I feel like we are right back down the rabbit hole again.
It is so much like last fall, the pit in my stomach returned last night and I'm truly afraid we may not make it. He worked 87 hours last week and all his emotions are tied up with work. I have done my very best to keep a postivie attitude and do the home chores without complaint or sarcasm (must be nice to come home to a clean house, clean laundry, food in the fridge, etc.). Maybe if I got some type of thank you, however it is not forthcoming. Last night we were at the computer and the cell phone rings. Not unusual, but this time it is a woman's voice and though he has many woman working with him, if it is business, he'll stay in the room and talk. He goes and leaves and goes to a differnt part of the house, talking, joking, just joy in his voice. It all comes back, maybe the OW was just on hiatus.
We talked a little last night, I told him I feel alone and unimportant. I miss hearing him say ILY. He told me a bunch of things, but wouldn't say ILY. I asked him about it and he said that he just doesn't feel that way much of the time, work gets in the way, he feels I grill him about work and I'm not sincere in asking about his day, just doing it to go through the motions. His day is such a big part of him, I know I feel left out when he won't talk, but based on the comments I get here, i thought I had been axing the grilling part, guess not enough.

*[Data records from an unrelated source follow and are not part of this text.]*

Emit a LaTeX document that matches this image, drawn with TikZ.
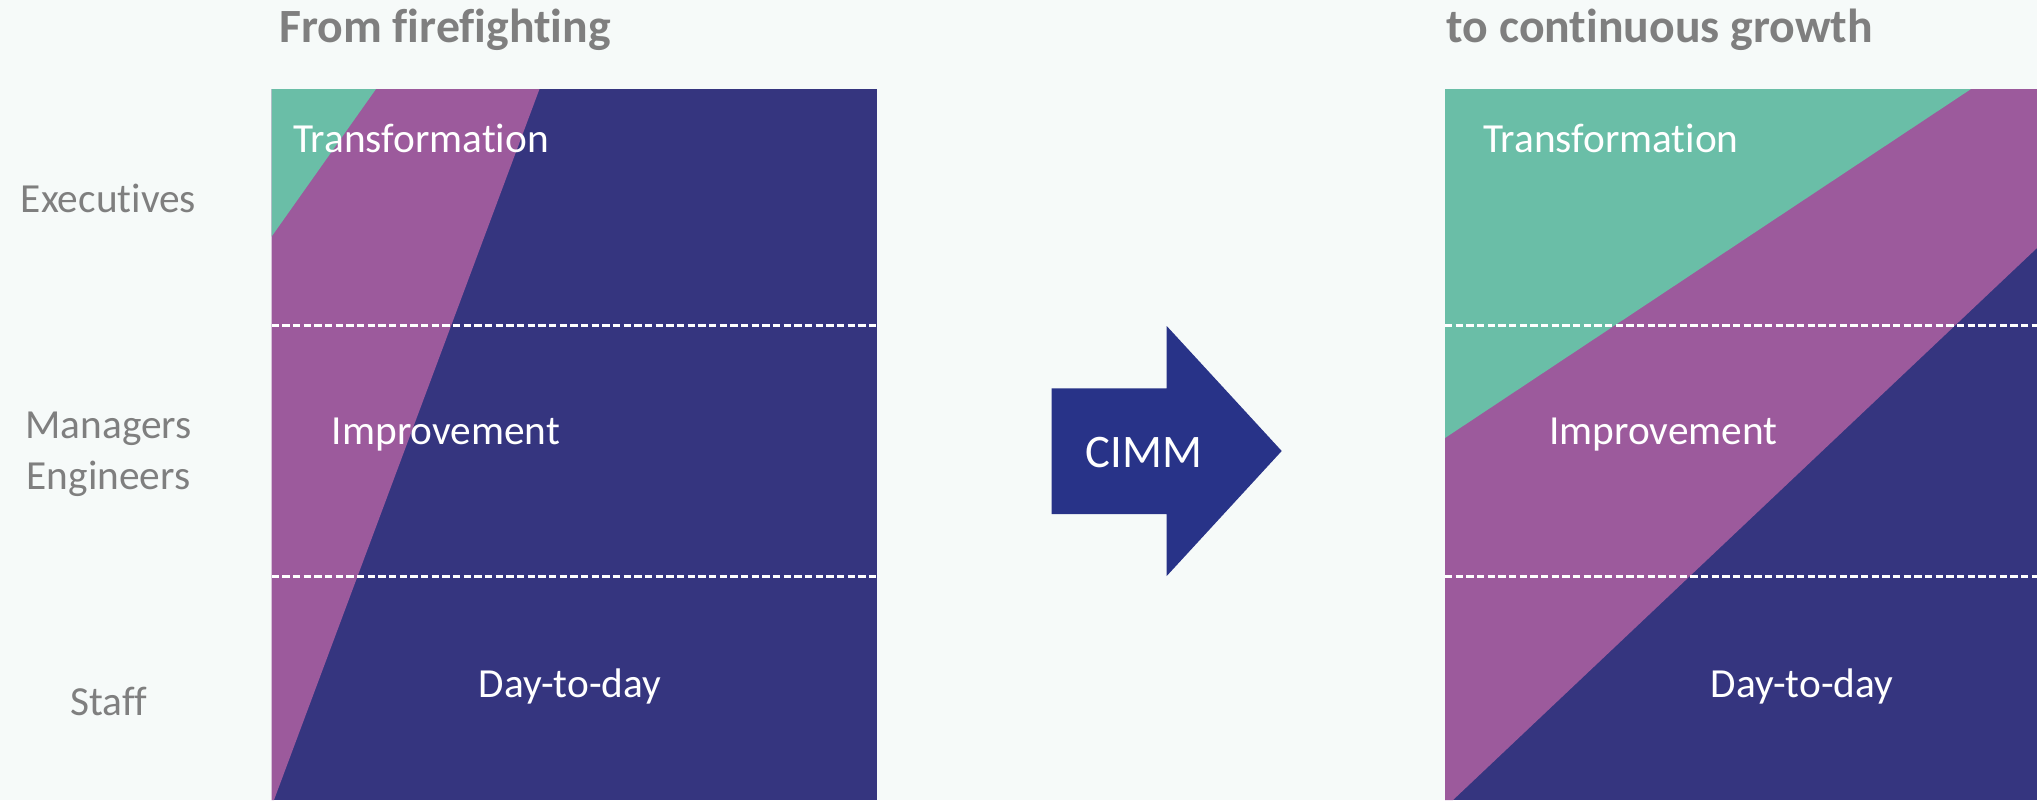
\documentclass[tikz,border=0pt]{standalone}
\usepackage{fontspec}
\setmainfont{Carlito}[Ligatures={NoCommon,NoRare,NoDiscretionary}]
\definecolor{bgc}{HTML}{F6FAF9}
\definecolor{navyc}{HTML}{35357F}
\definecolor{purplec}{HTML}{9C5A9C}
\definecolor{greenc}{HTML}{6ABEA7}
\definecolor{arrowc}{HTML}{283388}
\definecolor{grayc}{HTML}{7F7F7F}
\begin{document}
\begin{tikzpicture}[x=0.75pt,y=-0.75pt,
  titletext/.style={inner sep=0pt,anchor=base west,text=grayc,font=\fontsize{35.8}{40}\selectfont\bfseries},
  roletext/.style={inner sep=0pt,anchor=base,text=grayc,font=\fontsize{31}{36}\selectfont},
  bandtext/.style={inner sep=0pt,text=white,font=\fontsize{31}{36}\selectfont},
  divider/.style={white,line width=2pt,dash pattern=on 5.5pt off 2.5pt}]
\fill[bgc] (0,0) rectangle (2037,800);
\useasboundingbox (0,0) rectangle (2037,800);
% left panel
\begin{scope}
\clip (271.5,89) rectangle (877,800);
\fill[navyc] (271.5,89) rectangle (877,800);
\fill[purplec] (271.5,89) -- (539.5,89) -- (274,800) -- (271.5,800) -- cycle;
\fill[greenc] (271.5,89) -- (376,89) -- (271.5,236.7) -- cycle;
\end{scope}
% right panel
\begin{scope}
\clip (1445,89) rectangle (2037,800);
\fill[navyc] (1445,89) rectangle (2037,800);
\fill[purplec] (1445,89) -- (2037,89) -- (2037,248) -- (1453,800) -- (1445,800) -- cycle;
\fill[greenc] (1445,89) -- (1971,89) -- (1445,438) -- cycle;
\end{scope}
% dividers
\coordinate (l1a) at (271.5,325.3); \coordinate (l1b) at (877,325.3);
\coordinate (l2a) at (271.5,576.7); \coordinate (l2b) at (877,576.7);
\coordinate (r1a) at (1445,325.3); \coordinate (r1b) at (2037,325.3);
\coordinate (r2a) at (1445,576.7); \coordinate (r2b) at (2037,576.7);
\draw[divider] (l1a) -- (l1b);
\draw[divider] (l2a) -- (l2b);
\draw[divider] (r1a) -- (r1b);
\draw[divider] (r2a) -- (r2b);
% arrow
\fill[arrowc] (1051.7,388.3) -- (1166.7,388.3) -- (1166.7,326) -- (1281.7,451) -- (1166.7,576) -- (1166.7,514) -- (1051.7,514) -- cycle;
\node[inner sep=0pt,anchor=base,text=white,font=\fontsize{35}{40}\selectfont] (cimm) at (1144,467.7) {CIMM};
% titles
\node[titletext] (tfrom) at (279,42) {From firefighting};
\node[titletext] (tto) at (1446.4,42) {to continuous growth};
% roles
\node[roletext] (exec) at (108.5,212) {Executives};
\node[roletext] (mgr) at (108.5,438) {Managers};
\node[roletext] (eng) at (108.5,489) {Engineers};
\node[roletext] (staff) at (108.5,715) {Staff};
% band labels
\node[bandtext,anchor=base west] (ltr) at (293,152) {Transformation};
\node[bandtext,anchor=base west] (limp) at (331.6,444) {Improvement};
\node[bandtext,anchor=base] (lday) at (570,697.7) {Day-to-day};
\node[bandtext,anchor=base west] (rtr) at (1482.8,152) {Transformation};
\node[bandtext,anchor=base west] (rimp) at (1549,444) {Improvement};
\node[bandtext,anchor=base] (rday) at (1802,697.7) {Day-to-day};
\end{tikzpicture}
\end{document}
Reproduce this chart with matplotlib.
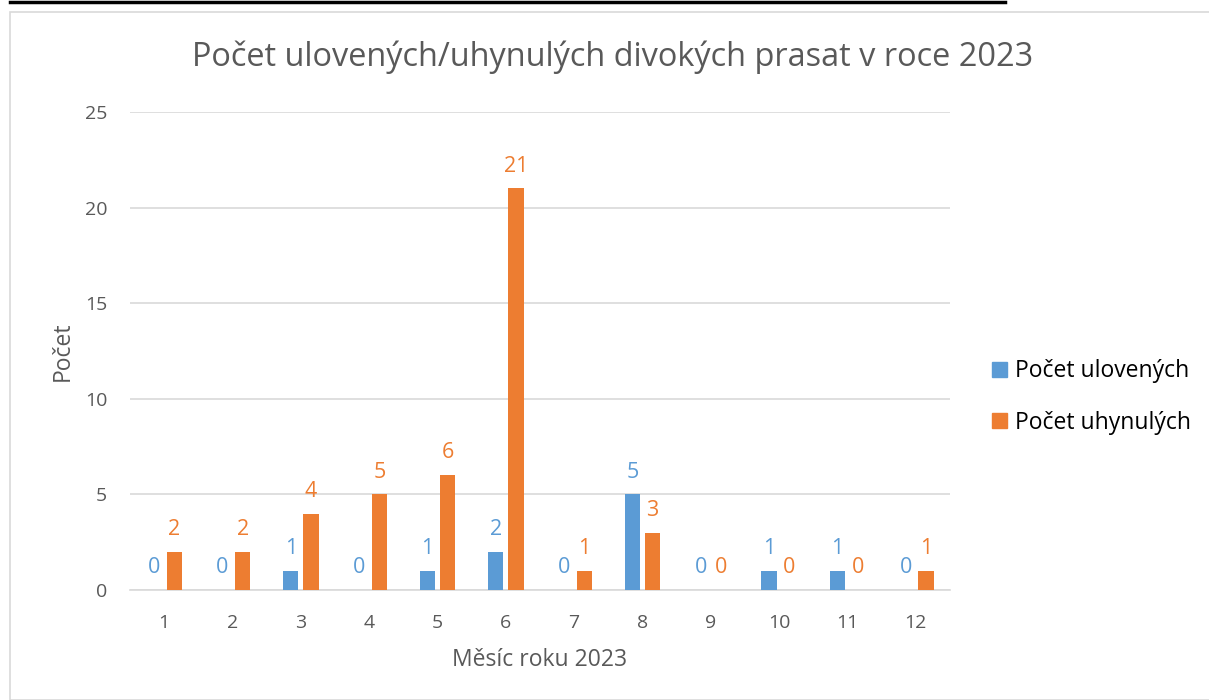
import matplotlib
matplotlib.use("Agg")
import matplotlib.pyplot as plt
import numpy as np
from matplotlib.patches import Rectangle
from matplotlib.lines import Line2D

months = ["1", "2", "3", "4", "5", "6", "7", "8", "9", "10", "11", "12"]
ulovenych = [0, 0, 1, 0, 1, 2, 0, 5, 0, 1, 1, 0]
uhynulych = [2, 2, 4, 5, 6, 21, 1, 3, 0, 0, 0, 1]
yticks = [0, 5, 10, 15, 20, 25]

plt.rcParams['font.family'] = ['Open Sans', 'DejaVu Sans']
TXT = "#595959"
BLUE = "#5b9bd5"
ORANGE = "#ed7d31"
GRID = "#d9d9d9"

fig = plt.figure(figsize=(12.09, 7.0), dpi=100)
W, H = 1209, 700

# chart border and top document line
fig.add_artist(Rectangle((10 / W, 0), 1.2, 1 - 12 / H, transform=fig.transFigure,
                         fill=False, edgecolor="#d9d9d9", linewidth=1.2))
fig.add_artist(Line2D([10 / W, 1005 / W], [1 - 2 / H, 1 - 2 / H], transform=fig.transFigure,
                      color="black", linewidth=2.5))

ax = fig.add_axes([130 / W, 110 / H, 820 / W, 478 / H])
x = np.arange(len(months))
w = 0.225
off = 0.148
b1 = ax.bar(x - off, ulovenych, w, color=BLUE, zorder=3)
b2 = ax.bar(x + off, uhynulych, w, color=ORANGE, zorder=3)
for rect, v in zip(b1, ulovenych):
    ax.annotate(str(v), (rect.get_x() + rect.get_width() / 2, v), xytext=(0, 8.5),
                textcoords="offset points", ha="center", va="bottom", color=BLUE, fontsize=15.5)
for rect, v in zip(b2, uhynulych):
    ax.annotate(str(v), (rect.get_x() + rect.get_width() / 2, v), xytext=(0, 8.5),
                textcoords="offset points", ha="center", va="bottom", color=ORANGE, fontsize=15.5)

ax.set_xlim(-0.5, 11.5)
ax.set_ylim(0, 25)
ax.set_yticks(yticks)
ax.set_xticks(x)
ax.set_xticklabels(months)
ax.tick_params(axis="both", length=0, labelsize=14, colors=TXT)
ax.tick_params(axis="y", pad=16.5)
ax.tick_params(axis="x", pad=17)
ax.grid(axis="y", color=GRID, linewidth=1.2, zorder=0)
for s in ["top", "right", "left"]:
    ax.spines[s].set_visible(False)
ax.spines["bottom"].set_color(GRID)
ax.spines["bottom"].set_linewidth(1.2)
ax.set_xlabel("Měsíc roku 2023", fontsize=16.5, color=TXT, labelpad=12)
ax.set_ylabel("Počet", fontsize=16.5, color=TXT, labelpad=7)

fig.text(613 / W, 1 - 57 / H, "Počet ulovených/uhynulých divokých prasat v roce 2023",
         ha="center", va="center", fontsize=23.4, color=TXT)

handles = [Rectangle((0, 0), 1, 1, color=BLUE), Rectangle((0, 0), 1, 1, color=ORANGE)]
leg = fig.legend(handles, ["Počet ulovených", "Počet uhynulých"], loc="center left",
                 bbox_to_anchor=(971 / W, 1 - 397 / H), frameon=False, fontsize=16.5,
                 handlelength=0.65, handleheight=0.65, handletextpad=0.35, labelspacing=1.2)
for t in leg.get_texts():
    t.set_color("black")

fig.savefig("out.png", dpi=100)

I feel like I am competing with someone he interacts with at work that is not bogged down with all the chores/responsibilites of a family. I have so many doubts, do I want a marriage where my H only feels love for me every blue moon? When I call him I get coldness, yet someone from work can call and they get joy? I thought I had made changes in my attitude, being pleasant at home, not complaining about the long hours during this latest crisis, but I'm not sure it is enough and after 10 months I don't know if I have the energy to compete with an unkonwn.